>>

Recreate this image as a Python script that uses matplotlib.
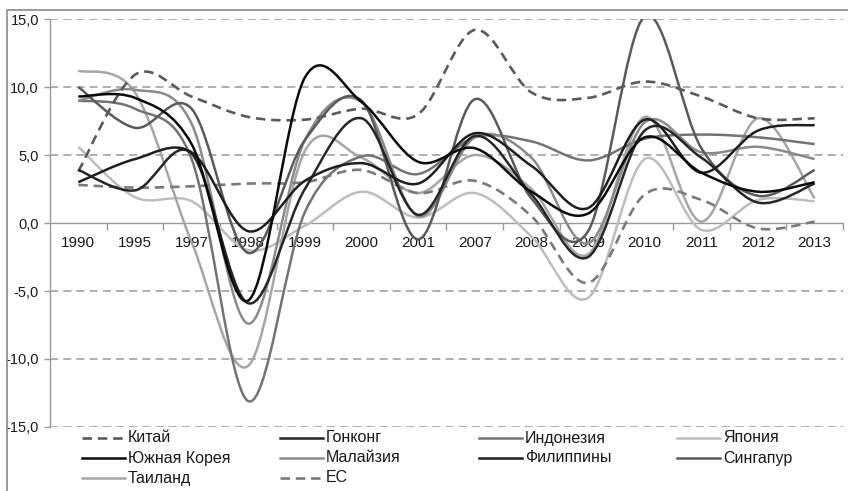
import matplotlib
matplotlib.use('Agg')
import matplotlib.pyplot as plt
from matplotlib.path import Path
from matplotlib.patches import PathPatch, Rectangle
from matplotlib.lines import Line2D

plt.rcParams['font.family'] = ['Liberation Sans', 'DejaVu Sans']

years = ['1990', '1995', '1997', '1998', '1999', '2000', '2001',
         '2007', '2008', '2009', '2010', '2011', '2012', '2013']

china = [3.8, 10.9, 9.3, 7.8, 7.6, 8.4, 8.0, 14.2, 9.6, 9.2, 10.4, 9.3, 7.7, 7.7]
hong_kong = [3.9, 2.4, 5.1, -5.9, 2.5, 7.7, 0.6, 6.4, 2.1, -2.5, 6.8, 4.8, 1.5, 2.9]
indonesia = [9.0, 8.4, 4.7, -13.1, 0.8, 4.9, 3.6, 6.3, 6.0, 4.6, 6.2, 6.5, 6.3, 5.8]
japan = [5.6, 1.9, 1.6, -2.0, -0.2, 2.3, 0.4, 2.2, -1.0, -5.5, 4.7, -0.5, 1.7, 1.6]
south_korea = [9.3, 9.2, 5.8, -5.7, 10.7, 8.9, 4.5, 5.5, 2.3, 0.7, 6.3, 3.7, 2.3, 3.0]
malaysia = [9.0, 9.8, 7.3, -7.4, 6.1, 8.9, 0.5, 6.3, 4.8, -1.5, 7.4, 5.2, 5.6, 4.7]
philippines = [3.0, 4.7, 5.2, -0.6, 3.1, 4.4, 2.9, 6.6, 4.2, 1.1, 7.6, 3.7, 6.8, 7.2]
singapore = [10.0, 7.0, 8.4, -2.2, 6.1, 9.0, -1.2, 9.1, 1.8, -0.6, 15.2, 5.5, 2.0, 3.9]
thailand = [11.2, 9.6, -1.4, -10.5, 5.3, 4.8, 2.2, 5.0, 2.5, -2.3, 7.8, 0.1, 7.7, 1.8]
eu = [2.8, 2.6, 2.7, 2.9, 3.0, 3.9, 2.2, 3.1, 0.5, -4.4, 2.1, 1.7, -0.4, 0.1]

labels = ['Китай', 'Гонконг', 'Индонезия', 'Япония', 'Южная Корея',
          'Малайзия', 'Филиппины', 'Сингапур', 'Таиланд', 'ЕС']
series = [china, hong_kong, indonesia, japan, south_korea,
          malaysia, philippines, singapore, thailand, eu]
colors = ['#5a5a5a', '#262626', '#737373', '#bdbdbd', '#0a0a0a',
          '#8a8a8a', '#1e1e1e', '#5a5a5a', '#a6a6a6', '#7a7a7a']
dashed = [True, False, False, False, False, False, False, False, False, True]
zorders = [3.2, 3.5, 3.1, 3.0, 3.6, 3.15, 3.55, 3.3, 3.05, 3.25]

yticks = [15, 10, 5, 0, -5, -10, -15]
ytick_labels = ['15,0', '10,0', '5,0', '0,0', '-5,0', '-10,0', '-15,0']

W, H = 848, 491
fig = plt.figure(figsize=(W / 100, H / 100), dpi=100)
ax = fig.add_axes([50 / W, 1 - 427 / H, (843 - 50) / W, (427 - 19) / H])

n = len(years)
xs = list(range(n))
ax.set_xlim(-0.5, n - 0.5)
ax.set_ylim(-15, 15)


def smooth_path(x, y):
    verts = [(x[0], y[0])]
    codes = [Path.MOVETO]
    m = len(x)
    for i in range(m - 1):
        i0 = max(i - 1, 0)
        i3 = min(i + 2, m - 1)
        c1 = (x[i] + (x[i + 1] - x[i0]) / 6, y[i] + (y[i + 1] - y[i0]) / 6)
        c2 = (x[i + 1] - (x[i3] - x[i]) / 6, y[i + 1] - (y[i3] - y[i]) / 6)
        verts += [c1, c2, (x[i + 1], y[i + 1])]
        codes += [Path.CURVE4] * 3
    return Path(verts, codes)


dash_pat = (0, (3.6, 2.2))
for vals, col, dsh, z in zip(series, colors, dashed, zorders):
    p = PathPatch(smooth_path(xs, vals), fill=False, edgecolor=col,
                  lw=1.8 if not dsh else 1.9,
                  linestyle=dash_pat if dsh else '-', zorder=z,
                  capstyle='butt', joinstyle='round')
    ax.add_patch(p)

# grid
for yv in yticks:
    if yv != 0:
        ax.axhline(yv, color='#a8a8a8', lw=1.3, linestyle=(0, (4.5, 2.8)), zorder=1)

for s in ['top', 'right']:
    ax.spines[s].set_visible(False)
ax.spines['left'].set_color('#9a9a9a')
ax.spines['left'].set_linewidth(1.0)
ax.spines['bottom'].set_position(('data', 0))
ax.spines['bottom'].set_color('#9a9a9a')
ax.spines['bottom'].set_linewidth(1.0)
ax.spines['bottom'].set_zorder(1.5)

ax.set_yticks(yticks)
ax.set_yticklabels(ytick_labels)
ax.tick_params(axis='y', length=4, width=1, color='#9a9a9a', pad=4,
               labelsize=10.5, labelcolor='#1a1a1a')
ax.set_xticks(xs)
ax.set_xticklabels(years)
ax.set_xticks([i + 0.5 for i in range(n)], minor=True)
ax.tick_params(axis='x', which='major', length=0, pad=9, labelsize=11,
               labelcolor='#1a1a1a')
ax.tick_params(axis='x', which='minor', length=5, width=1, color='#9a9a9a',
               direction='out')

# outer frame
fig.patches.append(Rectangle((7 / W, -0.05), 1.1, 1 - 10 / H + 0.05,
                             transform=fig.transFigure, fill=False,
                             edgecolor='#8a8a8a', lw=1.2, zorder=0))

# legend (row-major, 4 columns)
col_x = [82, 280, 479, 677]
row_y = [438, 458, 478]
for k, (lab, col, dsh) in enumerate(zip(labels, colors, dashed)):
    r, c = divmod(k, 4)
    x0, y0 = col_x[c], row_y[r]
    fig.add_artist(Line2D([x0 / W, (x0 + 43) / W], [1 - y0 / H, 1 - y0 / H],
                          transform=fig.transFigure, color=col,
                          lw=1.8 if not dsh else 1.9,
                          linestyle=dash_pat if dsh else '-'))
    fig.text((x0 + 46) / W, 1 - y0 / H, lab, fontsize=11.5, color='#1a1a1a',
             va='center', ha='left')

fig.savefig('out.png', dpi=100)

<<

AIM OF THE TASK: Restate the listing above word for word, and skip the pictures.

ANSWER FOR THE TASK:
Recreate this image as a Python script that uses matplotlib.
import matplotlib
matplotlib.use('Agg')
import matplotlib.pyplot as plt
from matplotlib.path import Path
from matplotlib.patches import PathPatch, Rectangle
from matplotlib.lines import Line2D

plt.rcParams['font.family'] = ['Liberation Sans', 'DejaVu Sans']

years = ['1990', '1995', '1997', '1998', '1999', '2000', '2001',
         '2007', '2008', '2009', '2010', '2011', '2012', '2013']

china = [3.8, 10.9, 9.3, 7.8, 7.6, 8.4, 8.0, 14.2, 9.6, 9.2, 10.4, 9.3, 7.7, 7.7]
hong_kong = [3.9, 2.4, 5.1, -5.9, 2.5, 7.7, 0.6, 6.4, 2.1, -2.5, 6.8, 4.8, 1.5, 2.9]
indonesia = [9.0, 8.4, 4.7, -13.1, 0.8, 4.9, 3.6, 6.3, 6.0, 4.6, 6.2, 6.5, 6.3, 5.8]
japan = [5.6, 1.9, 1.6, -2.0, -0.2, 2.3, 0.4, 2.2, -1.0, -5.5, 4.7, -0.5, 1.7, 1.6]
south_korea = [9.3, 9.2, 5.8, -5.7, 10.7, 8.9, 4.5, 5.5, 2.3, 0.7, 6.3, 3.7, 2.3, 3.0]
malaysia = [9.0, 9.8, 7.3, -7.4, 6.1, 8.9, 0.5, 6.3, 4.8, -1.5, 7.4, 5.2, 5.6, 4.7]
philippines = [3.0, 4.7, 5.2, -0.6, 3.1, 4.4, 2.9, 6.6, 4.2, 1.1, 7.6, 3.7, 6.8, 7.2]
singapore = [10.0, 7.0, 8.4, -2.2, 6.1, 9.0, -1.2, 9.1, 1.8, -0.6, 15.2, 5.5, 2.0, 3.9]
thailand = [11.2, 9.6, -1.4, -10.5, 5.3, 4.8, 2.2, 5.0, 2.5, -2.3, 7.8, 0.1, 7.7, 1.8]
eu = [2.8, 2.6, 2.7, 2.9, 3.0, 3.9, 2.2, 3.1, 0.5, -4.4, 2.1, 1.7, -0.4, 0.1]

labels = ['Китай', 'Гонконг', 'Индонезия', 'Япония', 'Южная Корея',
          'Малайзия', 'Филиппины', 'Сингапур', 'Таиланд', 'ЕС']
series = [china, hong_kong, indonesia, japan, south_korea,
          malaysia, philippines, singapore, thailand, eu]
colors = ['#5a5a5a', '#262626', '#737373', '#bdbdbd', '#0a0a0a',
          '#8a8a8a', '#1e1e1e', '#5a5a5a', '#a6a6a6', '#7a7a7a']
dashed = [True, False, False, False, False, False, False, False, False, True]
zorders = [3.2, 3.5, 3.1, 3.0, 3.6, 3.15, 3.55, 3.3, 3.05, 3.25]

yticks = [15, 10, 5, 0, -5, -10, -15]
ytick_labels = ['15,0', '10,0', '5,0', '0,0', '-5,0', '-10,0', '-15,0']

W, H = 848, 491
fig = plt.figure(figsize=(W / 100, H / 100), dpi=100)
ax = fig.add_axes([50 / W, 1 - 427 / H, (843 - 50) / W, (427 - 19) / H])

n = len(years)
xs = list(range(n))
ax.set_xlim(-0.5, n - 0.5)
ax.set_ylim(-15, 15)


def smooth_path(x, y):
    verts = [(x[0], y[0])]
    codes = [Path.MOVETO]
    m = len(x)
    for i in range(m - 1):
        i0 = max(i - 1, 0)
        i3 = min(i + 2, m - 1)
        c1 = (x[i] + (x[i + 1] - x[i0]) / 6, y[i] + (y[i + 1] - y[i0]) / 6)
        c2 = (x[i + 1] - (x[i3] - x[i]) / 6, y[i + 1] - (y[i3] - y[i]) / 6)
        verts += [c1, c2, (x[i + 1], y[i + 1])]
        codes += [Path.CURVE4] * 3
    return Path(verts, codes)


dash_pat = (0, (3.6, 2.2))
for vals, col, dsh, z in zip(series, colors, dashed, zorders):
    p = PathPatch(smooth_path(xs, vals), fill=False, edgecolor=col,
                  lw=1.8 if not dsh else 1.9,
                  linestyle=dash_pat if dsh else '-', zorder=z,
                  capstyle='butt', joinstyle='round')
    ax.add_patch(p)

# grid
for yv in yticks:
    if yv != 0:
        ax.axhline(yv, color='#a8a8a8', lw=1.3, linestyle=(0, (4.5, 2.8)), zorder=1)

for s in ['top', 'right']:
    ax.spines[s].set_visible(False)
ax.spines['left'].set_color('#9a9a9a')
ax.spines['left'].set_linewidth(1.0)
ax.spines['bottom'].set_position(('data', 0))
ax.spines['bottom'].set_color('#9a9a9a')
ax.spines['bottom'].set_linewidth(1.0)
ax.spines['bottom'].set_zorder(1.5)

ax.set_yticks(yticks)
ax.set_yticklabels(ytick_labels)
ax.tick_params(axis='y', length=4, width=1, color='#9a9a9a', pad=4,
               labelsize=10.5, labelcolor='#1a1a1a')
ax.set_xticks(xs)
ax.set_xticklabels(years)
ax.set_xticks([i + 0.5 for i in range(n)], minor=True)
ax.tick_params(axis='x', which='major', length=0, pad=9, labelsize=11,
               labelcolor='#1a1a1a')
ax.tick_params(axis='x', which='minor', length=5, width=1, color='#9a9a9a',
               direction='out')

# outer frame
fig.patches.append(Rectangle((7 / W, -0.05), 1.1, 1 - 10 / H + 0.05,
                             transform=fig.transFigure, fill=False,
                             edgecolor='#8a8a8a', lw=1.2, zorder=0))

# legend (row-major, 4 columns)
col_x = [82, 280, 479, 677]
row_y = [438, 458, 478]
for k, (lab, col, dsh) in enumerate(zip(labels, colors, dashed)):
    r, c = divmod(k, 4)
    x0, y0 = col_x[c], row_y[r]
    fig.add_artist(Line2D([x0 / W, (x0 + 43) / W], [1 - y0 / H, 1 - y0 / H],
                          transform=fig.transFigure, color=col,
                          lw=1.8 if not dsh else 1.9,
                          linestyle=dash_pat if dsh else '-'))
    fig.text((x0 + 46) / W, 1 - y0 / H, lab, fontsize=11.5, color='#1a1a1a',
             va='center', ha='left')

fig.savefig('out.png', dpi=100)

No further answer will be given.